Quote: “Our sharing often backfirees when we do it with the worng people.”
AMEN!!!
Give Birdie a squeeze from his Auntie Oxy!
Bird – it was important for me to be able to forgive my father, but it was much more important that I was able to forgive myself. I felt that my mistakes contributed to these muders, that I could have stopped it somehow, but that wasn’t true.
I believe that “mistakes” can become our greatest assets once we forgive ourselves, become willing to learn from them and then use these experiences to help others. Today, I am truly grateful for it. I don’t have to understand it, just accept it. It wasn’t easy and took some time, but that is how it worked for me. Travis
It is very simple really so simple it’s like not seeing the forest for the tree !
What greater gift is there than to give your life for another! The lesson has been writen for thousands of years! LOVE jere
Indi: I agree with you. I think people who take the righteous paths in life, learn to view the bigger picture in life … as we learn wisdom.
Our EXs and those like our EXs, never took righteous paths, just pretended to do the work, therefore, didn’t learn wisdom that allows them to see the bigger picture of life.
They view their lives myopically.

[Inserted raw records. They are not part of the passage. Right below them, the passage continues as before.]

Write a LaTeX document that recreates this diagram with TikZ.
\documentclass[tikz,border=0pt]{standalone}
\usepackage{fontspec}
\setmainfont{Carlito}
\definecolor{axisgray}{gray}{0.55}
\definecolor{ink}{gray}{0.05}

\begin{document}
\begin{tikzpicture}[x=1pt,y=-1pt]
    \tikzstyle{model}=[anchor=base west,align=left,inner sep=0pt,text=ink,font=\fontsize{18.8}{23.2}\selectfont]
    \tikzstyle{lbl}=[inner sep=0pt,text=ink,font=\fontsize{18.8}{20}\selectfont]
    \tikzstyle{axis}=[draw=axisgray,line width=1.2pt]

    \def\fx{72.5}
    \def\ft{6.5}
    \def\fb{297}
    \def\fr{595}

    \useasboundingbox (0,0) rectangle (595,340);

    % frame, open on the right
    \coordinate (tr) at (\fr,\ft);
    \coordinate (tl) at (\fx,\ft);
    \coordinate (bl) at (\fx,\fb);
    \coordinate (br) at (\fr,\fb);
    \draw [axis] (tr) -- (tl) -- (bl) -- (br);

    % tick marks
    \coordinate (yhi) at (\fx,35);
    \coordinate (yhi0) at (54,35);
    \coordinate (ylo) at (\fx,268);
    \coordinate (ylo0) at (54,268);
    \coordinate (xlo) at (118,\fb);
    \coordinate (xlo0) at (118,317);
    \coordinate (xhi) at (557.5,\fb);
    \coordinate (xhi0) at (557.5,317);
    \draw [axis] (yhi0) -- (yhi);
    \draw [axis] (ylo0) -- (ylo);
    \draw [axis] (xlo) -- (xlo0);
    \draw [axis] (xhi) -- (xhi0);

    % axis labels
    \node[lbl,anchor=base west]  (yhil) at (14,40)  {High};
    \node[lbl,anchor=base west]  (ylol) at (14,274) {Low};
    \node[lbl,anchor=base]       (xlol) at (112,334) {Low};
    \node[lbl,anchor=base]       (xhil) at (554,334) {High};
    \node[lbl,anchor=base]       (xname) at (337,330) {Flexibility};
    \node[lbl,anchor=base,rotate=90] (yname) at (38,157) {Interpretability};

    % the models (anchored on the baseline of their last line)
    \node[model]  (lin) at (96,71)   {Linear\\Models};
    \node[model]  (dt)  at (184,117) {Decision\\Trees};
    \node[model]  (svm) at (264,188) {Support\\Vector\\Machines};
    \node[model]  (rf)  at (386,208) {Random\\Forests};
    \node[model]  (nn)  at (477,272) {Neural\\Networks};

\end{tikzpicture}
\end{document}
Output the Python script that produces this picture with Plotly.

Oh, they can long range plan their evil deeds, but still, in that planning is the ultimate of what they are myopically focused on … one of the vices, pick one, any one of the vices in life … for that is clouding their vision to see God’s virtues in life, and that is the beauty of why we are down here living a human existence.
Peace.
Ok, Travis, this post was NOT easy for me to read at all!
I think the realization that your bio father, the man who was your blood kin the one who should have protected you from the bad people, was himself flat out evil personified, must be one of the hardest things you ever had to acknowledge. How frikkin awful for you, hon! Seriously…
But you did good by turning him in. It’s never too late in my opinion, to seek justice for the horrors a person has committed.
I applaud your courage, strength, determination….but mostly I applaud, appreciate, and value your decent, compassionate spirit.
God bless you, Travis, and all of your loved ones.
How did you learn to accept it? This is all so fresh and new and I feel after years of lying. I dont know whats real.